Лайфстайл — это «про меня, мои вещи и мою жизнь», он не про участие в объединениях, создание партии, стратегическое мышление. Коллективной организованной политике и борьбе лайфстайл скорее противоречит.

Индивидуалистическая сторона российского феминизма 2010-х годов сейчас развивается в позицию, которую я замечаю сразу у ряда публичных спикерок феминистского движения. Речь о высказываниях, что любое более-менее крупное объединение — это проблема, что можно что-то говорить и делать от своего лица, но когда происходит объединение в некую структуру, то эти структуры тут же становятся подавляющими институциями и чем-то противоречащим освобождающей политике.

Хотя некоторые подобные высказывания производятся, например, из анархической позиции , я вижу за их антиколлективистским запалом ностальгию по тому феминизму из 2010-х годов, который был «про меня» в первую очередь. В некотором смысле российская ситуация сейчас как будто оспаривает или, скорее, усложняет знаменитую феминистскую формулу «личное это политическое», напоминая нам, что в авторитарном контексте личное, хотя и всегда глубоко политически заряженное, может быть и стратегией деполитизации и избегания политики.

Самое проблематичное в тех дискуссиях, о которых я говорю, — это то, что в них нет никакого понимания, где пролегает граница между просто политическим объединением и подавляющей и заполняющей всю публичную среду «институцией». Есть внутреннее отрицание коллективности как таковой, без четкого представления о критериях, альтернативах и последствиях отказа от коллективного действия для всего движения.

Суммируя все сказанное: в 2010-е годы российское феминистское движение развивалось в авторитарной публичной сфере с большим количеством ограничений. Участницы движения научились обходить ограничения, используя разнообразные тактики публичной политики и ускользания от надзора — в том числе обращаясь к разным форматам лайфстайл-журналистики, благотворительности, искусству.
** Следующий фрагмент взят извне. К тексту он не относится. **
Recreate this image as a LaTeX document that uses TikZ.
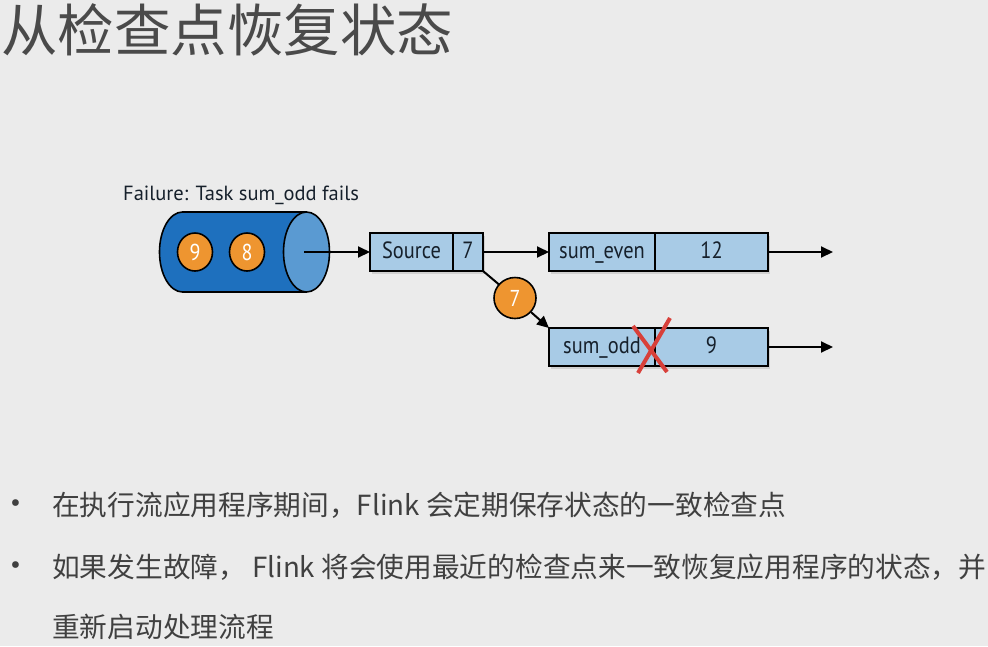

Это позволило движению расти в 2010-е годы и накапливать ресурс для политического действия: это проявилось, например, в том, что именно феминистки стали одной из первых политических сил, которая объединилась против войны в Украине. Однако тактики, которые ранее помогали феминизму выжить, сейчас показывают и свою негативную деполитизирующую сторону, которая может повлиять на будущее развитие движения.